The right to critique a piece of research and writing, therefore, is drawn under the ambit of “academic freedom,” too!
I do not see a dilemma. But then the question is, what is the political ideology of Elizabeth Holmes? I am not primarily interested, phew!
> Without getting into the specifics of this paper – can you share some context if statistical irregularities in voting data are considered legitimate to contest the authenticity of an election?
Wasn’t this part of the failed attempt to overturn the results of the 2020 US presidential election? Or rather, very poor attempts at statistical analysis of voting, involving versions of the lottery and/or gambler’s fallacy. There’s this [false claim](https://www.factcheck.org/2020/12/false-claim-about-bidens-win-probability/), for instance. See also [this video by Matt Parker](https://www.youtube.com/watch?v=etx0k1nLn78).
I think the problem with using this type of analysis for election manipulation is that, unfortunately, the public understand of statistics and statistical reasoning is very low, and so trust is placed instead on pundits who espouse various statistical claims when making arguments. These pundits themselves don’t understand statistics, so they’ll often parrot a spurious statistical claim without due investigation into its veracity.
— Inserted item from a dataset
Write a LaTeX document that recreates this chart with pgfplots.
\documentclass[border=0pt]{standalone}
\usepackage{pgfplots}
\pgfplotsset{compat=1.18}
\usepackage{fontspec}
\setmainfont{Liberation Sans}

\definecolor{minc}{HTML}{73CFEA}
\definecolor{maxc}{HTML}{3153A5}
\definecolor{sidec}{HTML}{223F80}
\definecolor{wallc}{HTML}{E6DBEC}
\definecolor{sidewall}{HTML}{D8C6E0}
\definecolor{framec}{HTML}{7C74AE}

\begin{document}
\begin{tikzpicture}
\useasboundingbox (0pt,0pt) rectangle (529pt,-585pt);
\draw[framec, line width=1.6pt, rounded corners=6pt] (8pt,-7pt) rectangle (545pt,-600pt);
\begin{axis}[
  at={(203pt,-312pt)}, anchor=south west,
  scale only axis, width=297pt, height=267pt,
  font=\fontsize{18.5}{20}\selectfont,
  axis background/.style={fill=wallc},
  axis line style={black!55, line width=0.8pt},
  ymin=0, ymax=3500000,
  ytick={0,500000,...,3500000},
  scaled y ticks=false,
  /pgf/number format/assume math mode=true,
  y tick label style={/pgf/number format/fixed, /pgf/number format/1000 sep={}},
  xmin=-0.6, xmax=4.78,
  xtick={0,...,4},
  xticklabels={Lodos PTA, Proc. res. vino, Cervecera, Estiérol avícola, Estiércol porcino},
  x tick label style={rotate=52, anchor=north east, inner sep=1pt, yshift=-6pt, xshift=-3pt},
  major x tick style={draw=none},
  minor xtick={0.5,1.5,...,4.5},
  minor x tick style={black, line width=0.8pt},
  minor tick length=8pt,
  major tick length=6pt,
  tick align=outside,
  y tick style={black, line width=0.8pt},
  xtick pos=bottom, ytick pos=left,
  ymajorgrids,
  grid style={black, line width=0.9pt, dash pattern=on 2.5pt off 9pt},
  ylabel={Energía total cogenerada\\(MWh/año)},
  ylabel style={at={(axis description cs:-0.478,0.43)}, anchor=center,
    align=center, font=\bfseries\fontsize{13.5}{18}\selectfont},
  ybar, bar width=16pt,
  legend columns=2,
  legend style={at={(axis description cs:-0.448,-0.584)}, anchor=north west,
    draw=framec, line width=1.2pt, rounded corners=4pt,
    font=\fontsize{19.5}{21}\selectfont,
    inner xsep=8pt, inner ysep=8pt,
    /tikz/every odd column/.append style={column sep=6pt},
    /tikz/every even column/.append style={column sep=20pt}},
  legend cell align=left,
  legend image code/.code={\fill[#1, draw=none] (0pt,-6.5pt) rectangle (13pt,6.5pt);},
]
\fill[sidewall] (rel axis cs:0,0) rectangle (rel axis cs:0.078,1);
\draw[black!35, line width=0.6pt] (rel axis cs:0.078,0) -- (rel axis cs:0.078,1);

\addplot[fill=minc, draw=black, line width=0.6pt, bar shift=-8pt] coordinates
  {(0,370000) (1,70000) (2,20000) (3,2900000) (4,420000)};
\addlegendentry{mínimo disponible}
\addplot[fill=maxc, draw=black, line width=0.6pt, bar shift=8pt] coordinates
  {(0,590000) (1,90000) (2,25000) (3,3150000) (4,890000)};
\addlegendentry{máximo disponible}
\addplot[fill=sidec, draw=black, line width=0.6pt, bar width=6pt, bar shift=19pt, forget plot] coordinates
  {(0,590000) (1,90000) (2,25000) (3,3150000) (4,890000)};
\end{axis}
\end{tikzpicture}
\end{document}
If they’re called out on it, and they stand their ground regarding the overall argument, public opinion on the matter tends to split based on pre-existing partisan views. The result is then a growing distrust in the use of statistics, which becomes viewed as either a rhetorical device that muddies the waters of an otherwise clear argument, or a tool used by opponents to denigrate the in-group’s views.
To then use statistical analysis to investigate fraud in a political process would at best be useless in convincing the side that “loses out” if fraud is proven, or at worst, a sign that sinister elite forces are using artifice to deny the rightful outcome of an election.
As a corollary of McCrary (2006), the density test for the parliamentary proceedings may also “provide strong evidence of manipulation.” For the time being, suppose that the Indian Lok Sabha is corrupt. Here, a three-line whip (or absence thereof) may be then read as a factor of “manipulation!” Y. Yi (2018) and Frölich (2017) discuss the covariates. But at this stage, these are purely theoretical questions.
So, I think, your apprehension is grounded in such a scenario.